_Short task_
Your task is to repeat all of the data exactly while excluding the pictures.

____________________

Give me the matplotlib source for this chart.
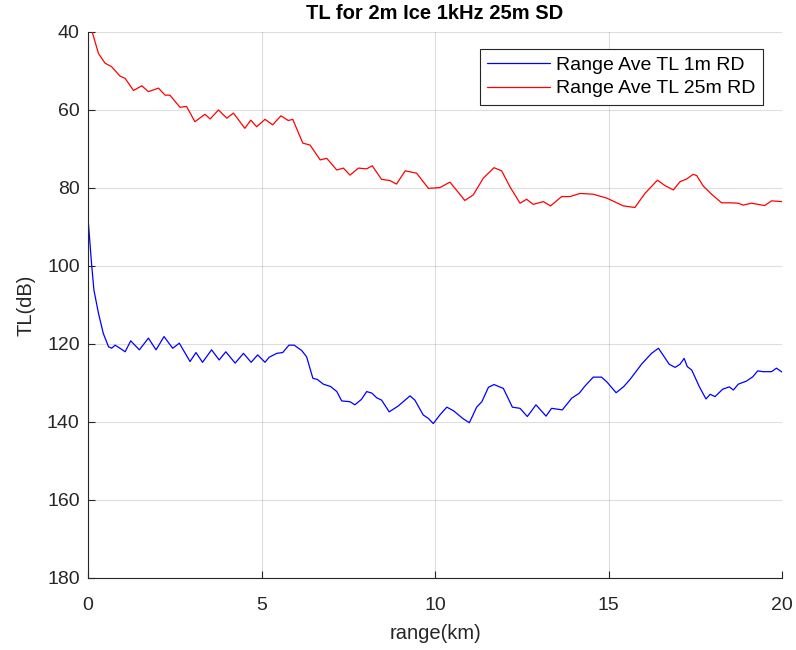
import matplotlib
matplotlib.use("Agg")
import matplotlib.pyplot as plt

plt.rcParams['font.family'] = ['Liberation Sans', 'DejaVu Sans']

# Range-averaged transmission loss, receiver depth 1 m
range_1m = [0.0, 0.1, 0.17, 0.3, 0.44, 0.59, 0.68, 0.78, 0.92, 1.07, 1.23, 1.48,
            1.74, 1.96, 2.19, 2.44, 2.63, 2.94, 3.11, 3.3, 3.56, 3.78, 3.97, 4.24,
            4.48, 4.7, 4.89, 5.1, 5.22, 5.44, 5.61, 5.79, 5.94, 6.16, 6.3, 6.48,
            6.61, 6.78, 6.99, 7.17, 7.31, 7.55, 7.69, 7.88, 8.03, 8.18, 8.32, 8.46,
            8.68, 8.94, 9.28, 9.42, 9.66, 9.81, 9.95, 10.14, 10.34, 10.53, 10.8,
            10.99, 11.2, 11.35, 11.54, 11.7, 11.97, 12.23, 12.45, 12.66, 12.91,
            13.2, 13.36, 13.67, 13.94, 14.16, 14.32, 14.56, 14.8, 14.95, 15.22,
            15.43, 15.62, 15.96, 16.24, 16.44, 16.75, 16.92, 17.06, 17.18, 17.27,
            17.4, 17.62, 17.81, 17.93, 18.07, 18.29, 18.48, 18.6, 18.74, 18.98,
            19.16, 19.3, 19.46, 19.7, 19.84, 20.0]
tl_1m = [87.8, 99.3, 106.2, 112.1, 117.3, 120.7, 121.1, 120.3, 121.1, 122.0, 119.2,
         121.5, 118.5, 121.5, 118.1, 121.1, 119.8, 124.5, 122.2, 124.7, 121.5,
         124.1, 122.0, 124.9, 122.4, 124.7, 122.8, 124.7, 123.4, 122.4, 122.2,
         120.3, 120.3, 121.7, 123.3, 128.8, 129.1, 130.3, 130.9, 132.2, 134.6,
         134.8, 135.6, 134.2, 132.2, 132.6, 133.8, 134.4, 137.4, 135.9, 133.3,
         134.4, 138.2, 139.1, 140.4, 138.2, 136.2, 137.1, 139.1, 140.2, 136.2,
         134.8, 131.1, 130.4, 131.4, 136.2, 136.5, 138.6, 135.6, 138.5, 136.5,
         136.9, 133.9, 132.6, 130.8, 128.5, 128.5, 129.7, 132.5, 131.0, 129.1,
         125.1, 122.4, 121.1, 125.2, 126.0, 125.2, 123.7, 125.8, 126.7, 131.0,
         134.1, 132.9, 133.5, 131.6, 131.0, 131.8, 130.3, 129.5, 128.4, 126.9,
         127.1, 127.1, 126.2, 127.2]

# Range-averaged transmission loss, receiver depth 25 m
range_25m = [0.12, 0.3, 0.49, 0.68, 0.92, 1.07, 1.31, 1.55, 1.74, 2.03, 2.22, 2.36,
             2.65, 2.84, 3.08, 3.37, 3.52, 3.76, 4.0, 4.19, 4.52, 4.69, 4.86, 5.1,
             5.32, 5.56, 5.77, 5.9, 6.19, 6.4, 6.69, 6.88, 7.17, 7.36, 7.55, 7.79,
             8.03, 8.19, 8.46, 8.7, 8.89, 9.14, 9.47, 9.81, 10.14, 10.43, 10.86,
             11.1, 11.39, 11.7, 11.92, 12.16, 12.45, 12.64, 12.83, 13.12, 13.33,
             13.65, 13.89, 14.18, 14.56, 14.95, 15.43, 15.76, 16.05, 16.41, 16.63,
             16.87, 17.06, 17.25, 17.44, 17.54, 17.73, 17.97, 18.26, 18.5, 18.74,
             18.88, 19.12, 19.5, 19.7, 20.0]
tl_25m = [40.0, 45.5, 48.0, 48.9, 51.3, 51.9, 55.0, 53.8, 55.3, 54.4, 56.2, 56.2,
          59.3, 59.1, 63.0, 61.1, 62.3, 60.0, 62.1, 60.8, 64.7, 62.6, 64.3, 62.4,
          63.8, 61.5, 62.7, 62.4, 68.5, 69.0, 72.8, 72.4, 75.4, 74.9, 76.7, 74.9,
          75.1, 74.3, 77.8, 78.1, 79.0, 75.6, 76.2, 80.1, 79.9, 78.5, 83.2, 81.8,
          77.5, 74.8, 75.6, 79.7, 83.9, 82.9, 84.2, 83.5, 84.6, 82.2, 82.2, 81.4,
          81.6, 82.6, 84.6, 85.0, 81.4, 78.0, 79.4, 80.5, 78.4, 77.7, 76.5, 76.8,
          79.5, 81.6, 83.8, 83.8, 83.9, 84.4, 83.9, 84.5, 83.3, 83.5]

x_ticks = [0, 5, 10, 15, 20]
y_ticks = [40, 60, 80, 100, 120, 140, 160, 180]

fig = plt.figure(figsize=(7.96, 6.5), dpi=100)
ax = fig.add_axes([0.1106, 0.1108, 0.8718, 0.84])

line_kw = dict(lw=0.9, solid_joinstyle='round', solid_capstyle='round')
ax.plot(range_1m, tl_1m, color=(0, 0, 1), label='Range Ave TL 1m RD', **line_kw)
ax.plot(range_25m, tl_25m, color=(1, 0, 0), label='Range Ave TL 25m RD', **line_kw)

ax.set_xlim(0, 20)
ax.set_ylim(180, 40)
ax.set_xticks(x_ticks)
ax.set_yticks(y_ticks)

tick_col = (0.15, 0.15, 0.15)
ax.grid(True, color=(0.15, 0.15, 0.15), alpha=0.15, lw=0.8)
ax.set_axisbelow(True)
for side in ('top', 'right'):
    ax.spines[side].set_visible(False)
for side in ('left', 'bottom'):
    ax.spines[side].set_color(tick_col)
    ax.spines[side].set_linewidth(0.8)
ax.tick_params(direction='in', length=5, width=0.8, colors=tick_col, labelsize=14)
ax.tick_params(axis='x', pad=14)
ax.tick_params(axis='y', pad=6)

ax.set_xlabel('range(km)', fontsize=14.5, color=tick_col, labelpad=7)
ax.set_ylabel('TL(dB)', fontsize=14.5, color=tick_col, labelpad=8)
ax.set_title('TL for 2m Ice 1kHz 25m SD', fontsize=14.5, fontweight='bold', pad=9)

leg = ax.legend(loc='upper right', bbox_to_anchor=(0.9726, 0.969), fontsize=14,
                frameon=True, fancybox=False, framealpha=1, edgecolor=tick_col,
                handlelength=3.25, borderpad=0.38, labelspacing=0.3,
                handletextpad=0.3, borderaxespad=0)
leg.get_frame().set_linewidth(0.8)

fig.savefig('out.png', dpi=100)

____________________

_Full solution_
Give me the matplotlib source for this chart.
import matplotlib
matplotlib.use("Agg")
import matplotlib.pyplot as plt

plt.rcParams['font.family'] = ['Liberation Sans', 'DejaVu Sans']

# Range-averaged transmission loss, receiver depth 1 m
range_1m = [0.0, 0.1, 0.17, 0.3, 0.44, 0.59, 0.68, 0.78, 0.92, 1.07, 1.23, 1.48,
            1.74, 1.96, 2.19, 2.44, 2.63, 2.94, 3.11, 3.3, 3.56, 3.78, 3.97, 4.24,
            4.48, 4.7, 4.89, 5.1, 5.22, 5.44, 5.61, 5.79, 5.94, 6.16, 6.3, 6.48,
            6.61, 6.78, 6.99, 7.17, 7.31, 7.55, 7.69, 7.88, 8.03, 8.18, 8.32, 8.46,
            8.68, 8.94, 9.28, 9.42, 9.66, 9.81, 9.95, 10.14, 10.34, 10.53, 10.8,
            10.99, 11.2, 11.35, 11.54, 11.7, 11.97, 12.23, 12.45, 12.66, 12.91,
            13.2, 13.36, 13.67, 13.94, 14.16, 14.32, 14.56, 14.8, 14.95, 15.22,
            15.43, 15.62, 15.96, 16.24, 16.44, 16.75, 16.92, 17.06, 17.18, 17.27,
            17.4, 17.62, 17.81, 17.93, 18.07, 18.29, 18.48, 18.6, 18.74, 18.98,
            19.16, 19.3, 19.46, 19.7, 19.84, 20.0]
tl_1m = [87.8, 99.3, 106.2, 112.1, 117.3, 120.7, 121.1, 120.3, 121.1, 122.0, 119.2,
         121.5, 118.5, 121.5, 118.1, 121.1, 119.8, 124.5, 122.2, 124.7, 121.5,
         124.1, 122.0, 124.9, 122.4, 124.7, 122.8, 124.7, 123.4, 122.4, 122.2,
         120.3, 120.3, 121.7, 123.3, 128.8, 129.1, 130.3, 130.9, 132.2, 134.6,
         134.8, 135.6, 134.2, 132.2, 132.6, 133.8, 134.4, 137.4, 135.9, 133.3,
         134.4, 138.2, 139.1, 140.4, 138.2, 136.2, 137.1, 139.1, 140.2, 136.2,
         134.8, 131.1, 130.4, 131.4, 136.2, 136.5, 138.6, 135.6, 138.5, 136.5,
         136.9, 133.9, 132.6, 130.8, 128.5, 128.5, 129.7, 132.5, 131.0, 129.1,
         125.1, 122.4, 121.1, 125.2, 126.0, 125.2, 123.7, 125.8, 126.7, 131.0,
         134.1, 132.9, 133.5, 131.6, 131.0, 131.8, 130.3, 129.5, 128.4, 126.9,
         127.1, 127.1, 126.2, 127.2]

# Range-averaged transmission loss, receiver depth 25 m
range_25m = [0.12, 0.3, 0.49, 0.68, 0.92, 1.07, 1.31, 1.55, 1.74, 2.03, 2.22, 2.36,
             2.65, 2.84, 3.08, 3.37, 3.52, 3.76, 4.0, 4.19, 4.52, 4.69, 4.86, 5.1,
             5.32, 5.56, 5.77, 5.9, 6.19, 6.4, 6.69, 6.88, 7.17, 7.36, 7.55, 7.79,
             8.03, 8.19, 8.46, 8.7, 8.89, 9.14, 9.47, 9.81, 10.14, 10.43, 10.86,
             11.1, 11.39, 11.7, 11.92, 12.16, 12.45, 12.64, 12.83, 13.12, 13.33,
             13.65, 13.89, 14.18, 14.56, 14.95, 15.43, 15.76, 16.05, 16.41, 16.63,
             16.87, 17.06, 17.25, 17.44, 17.54, 17.73, 17.97, 18.26, 18.5, 18.74,
             18.88, 19.12, 19.5, 19.7, 20.0]
tl_25m = [40.0, 45.5, 48.0, 48.9, 51.3, 51.9, 55.0, 53.8, 55.3, 54.4, 56.2, 56.2,
          59.3, 59.1, 63.0, 61.1, 62.3, 60.0, 62.1, 60.8, 64.7, 62.6, 64.3, 62.4,
          63.8, 61.5, 62.7, 62.4, 68.5, 69.0, 72.8, 72.4, 75.4, 74.9, 76.7, 74.9,
          75.1, 74.3, 77.8, 78.1, 79.0, 75.6, 76.2, 80.1, 79.9, 78.5, 83.2, 81.8,
          77.5, 74.8, 75.6, 79.7, 83.9, 82.9, 84.2, 83.5, 84.6, 82.2, 82.2, 81.4,
          81.6, 82.6, 84.6, 85.0, 81.4, 78.0, 79.4, 80.5, 78.4, 77.7, 76.5, 76.8,
          79.5, 81.6, 83.8, 83.8, 83.9, 84.4, 83.9, 84.5, 83.3, 83.5]

x_ticks = [0, 5, 10, 15, 20]
y_ticks = [40, 60, 80, 100, 120, 140, 160, 180]

fig = plt.figure(figsize=(7.96, 6.5), dpi=100)
ax = fig.add_axes([0.1106, 0.1108, 0.8718, 0.84])

line_kw = dict(lw=0.9, solid_joinstyle='round', solid_capstyle='round')
ax.plot(range_1m, tl_1m, color=(0, 0, 1), label='Range Ave TL 1m RD', **line_kw)
ax.plot(range_25m, tl_25m, color=(1, 0, 0), label='Range Ave TL 25m RD', **line_kw)

ax.set_xlim(0, 20)
ax.set_ylim(180, 40)
ax.set_xticks(x_ticks)
ax.set_yticks(y_ticks)

tick_col = (0.15, 0.15, 0.15)
ax.grid(True, color=(0.15, 0.15, 0.15), alpha=0.15, lw=0.8)
ax.set_axisbelow(True)
for side in ('top', 'right'):
    ax.spines[side].set_visible(False)
for side in ('left', 'bottom'):
    ax.spines[side].set_color(tick_col)
    ax.spines[side].set_linewidth(0.8)
ax.tick_params(direction='in', length=5, width=0.8, colors=tick_col, labelsize=14)
ax.tick_params(axis='x', pad=14)
ax.tick_params(axis='y', pad=6)

ax.set_xlabel('range(km)', fontsize=14.5, color=tick_col, labelpad=7)
ax.set_ylabel('TL(dB)', fontsize=14.5, color=tick_col, labelpad=8)
ax.set_title('TL for 2m Ice 1kHz 25m SD', fontsize=14.5, fontweight='bold', pad=9)

leg = ax.legend(loc='upper right', bbox_to_anchor=(0.9726, 0.969), fontsize=14,
                frameon=True, fancybox=False, framealpha=1, edgecolor=tick_col,
                handlelength=3.25, borderpad=0.38, labelspacing=0.3,
                handletextpad=0.3, borderaxespad=0)
leg.get_frame().set_linewidth(0.8)

fig.savefig('out.png', dpi=100)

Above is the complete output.